Figure 4: Application State Diagram.

LED assignments

Application State	LED 1 State	LED 2 State	LED 3 State	LED 4 State
Idle	OFF	OFF	OFF	OFF
Advertising	ON	OFF	OFF	OFF
IPv6 Interface Up	OFF	ON	OFF	OFF
IPv6 Interface Down	ON	OFF	OFF	OFF
Operation success	BLINK (approx. 1 s)	BLINK (approx. 1 s)	BLINK (approx. 1 s)	BLINK (approx. 1 s)
ASSERT	ON	ON	ON	ON

Note

If the application asserts, it is halted.

This application is not power optimized!

Requests and Responses

The formats below present a simplified version of the ICMPv6 packets used in this example.

Neighbor Solicitation (NS) Packet Format

Push Button 1 to send the Neighbor Solicitation message of the following format:

IPv6 Header	ICMP Header	ICMP Option	ICMP Option
Source and Destination address are link-local addresses (e.g. FE80::2AA:BBFF:FECC:DDEE)	Type: 135 (NS)	Source Link-Layer (SLLAO)	Address Registration (ARO)

Neighbor Advertisement (NA) Packet Format

In response to a Neighbor Solicitation message, the router should response with a Neighbor Advertisement packet. With optional (if supported) ARO option.

IPv6 Header	ICMP Header	ICMP Option
Source and Destination address are link-local addresses (e.g. FE80::2AA:BBFF:FECC:DDEE)	Type: 136 (NA)	Address Registration (ARO)

Router Solicitation (RS) Packet Format

Push Button 2 to send a Router Solicitation message of the following format:

IPv6 Header	ICMP Header	ICMP Option
Source address is link-local address (e.g. FE80::2AA:BBFF:FECC:DDEE) Destination is all router multicast address (FF02::2)	Type: 133 (RS)	Source Link-Layer (SLLAO)

Router Advertisement (RA) Packet Format

In response to a Router Solicitation message, the router should response with a Router Advertisement packet. With optional prefix option (for creating IPv6 global address).

IPv6 Header	ICMP Header	ICMP Option
Source and Destination address are link-local addresses (e.g. FE80::2AA:BBFF:FECC:DDEE)	Type: 134 (RA)	Prefix Option (PIO)

Note

Peer node has to be configured to play the router role, in order to get this response

Echo Request Packet Format

In order to send a Echo Request to all the nodes in the network or on the Xively server, push Button 3 or 4 respectively. ICMP message has the following format:

IPv6 Header	ICMP Header	Payload
Source and Destination address are link-local addresses (e.g. FE80::2AA:BBFF:FECC:DDEE)	Type: 128 (Echo Request)	10x 'A'

Echo Response Packet Format

In response to an Echo Request message, you should receive an Echo Response with following format:

IPv6 Header	ICMP Header	Payload
Source and Destination address are link-local addresses (e.g.

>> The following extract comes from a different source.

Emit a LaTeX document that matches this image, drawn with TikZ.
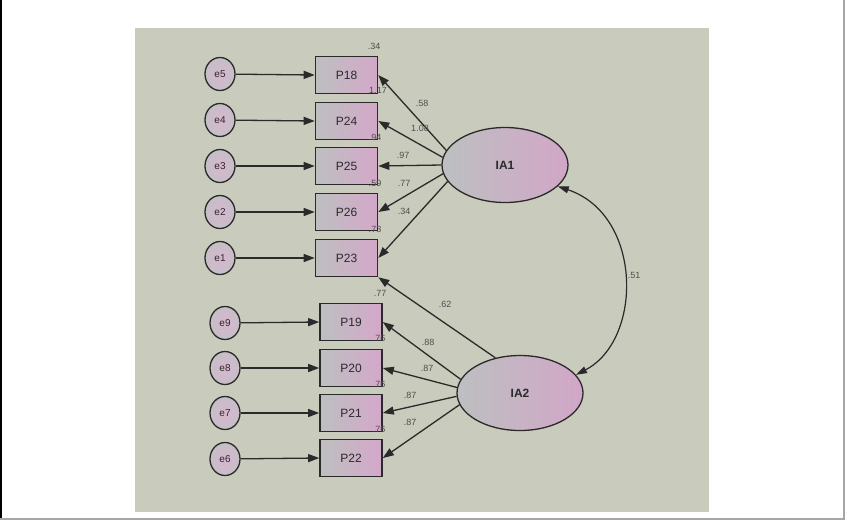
\documentclass[tikz,border=0pt]{standalone}
\usepackage{fontspec}
\setmainfont{Liberation Sans}
\usetikzlibrary{shapes.geometric,arrows.meta}
\definecolor{panel}{HTML}{C9CCBC}
\definecolor{boxgray}{HTML}{BDBFC0}
\definecolor{boxpink}{HTML}{D4A8CA}
\definecolor{errpink}{HTML}{D9B6D0}
\definecolor{errgray}{HTML}{C4BFC6}
\definecolor{lvgray}{HTML}{BCC0C0}
\definecolor{lvpurp}{HTML}{B3A3BD}
\definecolor{lvpink}{HTML}{D2A6C8}
\definecolor{ink}{HTML}{2A2A2A}
\definecolor{lbl}{HTML}{4E4E4E}
\tikzset{
  obs/.style={draw=ink, line width=1.6pt, rectangle, minimum width=62pt, minimum height=37pt,
    left color=boxgray, right color=boxpink, font=\fontsize{12}{12}\selectfont, text=ink, inner sep=0pt},
  err/.style={draw=ink, line width=1.3pt, ellipse, minimum width=30pt, minimum height=33pt,
    inner color=errpink, outer color=errgray, font=\fontsize{10}{10}\selectfont, text=ink, inner sep=0pt},
  lat/.style={draw=ink, line width=1.3pt, ellipse, minimum width=126pt, minimum height=75pt,
    left color=lvgray, middle color=lvpurp, right color=lvpink, font=\bfseries\fontsize{12}{12}\selectfont, text=ink, inner sep=0pt},
  arr/.style={draw=ink, line width=1.3pt, -{Triangle[length=11pt,width=8pt]}},
  darr/.style={draw=ink, line width=1.2pt, {Triangle[length=11pt,width=7pt]}-{Triangle[length=11pt,width=7pt]}},
  wt/.style={font=\fontsize{9}{9}\selectfont, text=lbl, inner sep=0pt},
}
\begin{document}
\begin{tikzpicture}[x=1pt,y=-1pt]
\useasboundingbox (0,0) rectangle (845,520);
\fill[white] (0,0) rectangle (845,520);
\draw[black, line width=1.5pt] (0.75,0) -- (0.75,520);
\draw[gray!70, line width=1.2pt] (0,519) -- (844,519) -- (844,0);
\fill[panel] (135,28) rectangle (709,512);

% observed
\node[obs] (p18) at (346.5,75) {P18};
\node[obs] (p24) at (346.5,121) {P24};
\node[obs] (p25) at (346.5,166) {P25};
\node[obs] (p26) at (346.5,212) {P26};
\node[obs] (p23) at (346.5,258) {P23};
\node[obs] (p19) at (351,322) {P19};
\node[obs] (p20) at (351,368) {P20};
\node[obs] (p21) at (351,413) {P21};
\node[obs] (p22) at (351,458) {P22};

% errors
\node[err] (e5) at (220,74) {e5};
\node[err] (e4) at (220,120) {e4};
\node[err] (e3) at (220,166) {e3};
\node[err] (e2) at (220,212) {e2};
\node[err] (e1) at (220,258) {e1};
\node[err] (e9) at (225,323) {e9};
\node[err] (e8) at (225,368) {e8};
\node[err] (e7) at (225,413) {e7};
\node[err] (e6) at (225,459) {e6};

% latent
\node[lat] (ia1) at (505,165) {IA1};
\node[lat] (ia2) at (520,393) {IA2};

% error arrows
\foreach \e/\p in {e5/p18,e4/p24,e3/p25,e2/p26,e1/p23,e9/p19,e8/p20,e7/p21,e6/p22}
  \draw[arr] (\e) -- (\p.west);

% loadings IA1
\draw[arr] (ia1.166) -- (p18.east);
\draw[arr] (ia1.173) -- (p24.east);
\draw[arr] (ia1.180) -- (p25.east);
\draw[arr] (ia1.188) -- (p26.east);
\draw[arr] (ia1.196) -- (p23.east);
% loadings IA2
\draw[arr] (ia2.125) -- (p23.south east);
\draw[arr] (ia2.167) -- (p19.east);
\draw[arr] (ia2.175) -- (p20.east);
\draw[arr] (ia2.183) -- (p21.east);
\draw[arr] (ia2.191) -- (p22.east);

% covariance
\draw[darr] (ia1.-22) .. controls (643,215) and (643,340) .. (ia2.18);

% labels
\node[wt] at (422,103) {.58};
\node[wt] at (420,128) {1.08};
\node[wt] at (403,155) {.97};
\node[wt] at (404,183) {.77};
\node[wt] at (404,211) {.34};
\node[wt] at (445,304) {.62};
\node[wt] at (428,342) {.88};
\node[wt] at (427,368) {.87};
\node[wt] at (410,395) {.87};
\node[wt] at (410,422) {.87};
\node[wt] at (634,275) {.51};

\node[wt] at (374,46) {.34};
\node[wt] at (378,90) {1.17};
\node[wt] at (375,137) {.94};
\node[wt] at (375,183) {.59};
\node[wt] at (375,229) {.73};
\node[wt] at (380,293) {.77};
\node[wt] at (379,338) {.76};
\node[wt] at (379,384) {.76};
\node[wt] at (379,429) {.76};
\end{tikzpicture}
\end{document}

FE80::2AA:BBFF:FECC:DDEE)	Type: 129 (Echo Response)	10x 'A'

Testing

See Connecting devices to the router for a list of relevant Linux commands.

1. Compile and program the application. Observe that the advertising LED is lit.
2. Prepare the Linux router device by initializing the 6LoWPAN module.
3. Discover the advertising device by using the hcitool lescan command.
4. Connect to the discovered device from the Linux console using the Bluetooth 6LoWPAN connect command.
5. Observe that only the connected LED (LED 2) is lit.
6. Push Button 1 on the kit.
7. Observe if the LEDs are blinking for approx. 1 second - indicating that the Neighbor Advertisement was received.
8. Prepare the Router role on the peer device (e.g. by turning on RADVD daemon).
9. Push Button 2 on the kit.
10. Observe if the LEDs are blinking for approx. 1 second - indicating that the Router Advertisement was received.
11. Push Button 3 on the kit.
12. Observe if the LEDs are blinking for approx. 1 second - indicating that the Echo Response was received.
13. Push Button 4 on the kit.
14. Observe if the LEDs are blinking for approx. 1 second - indicating that the Echo Response was received.
15. Disconnect from the device by using the Bluetooth 6LoWPAN disconnect command.
16. Observe that only the advertising LED is lit.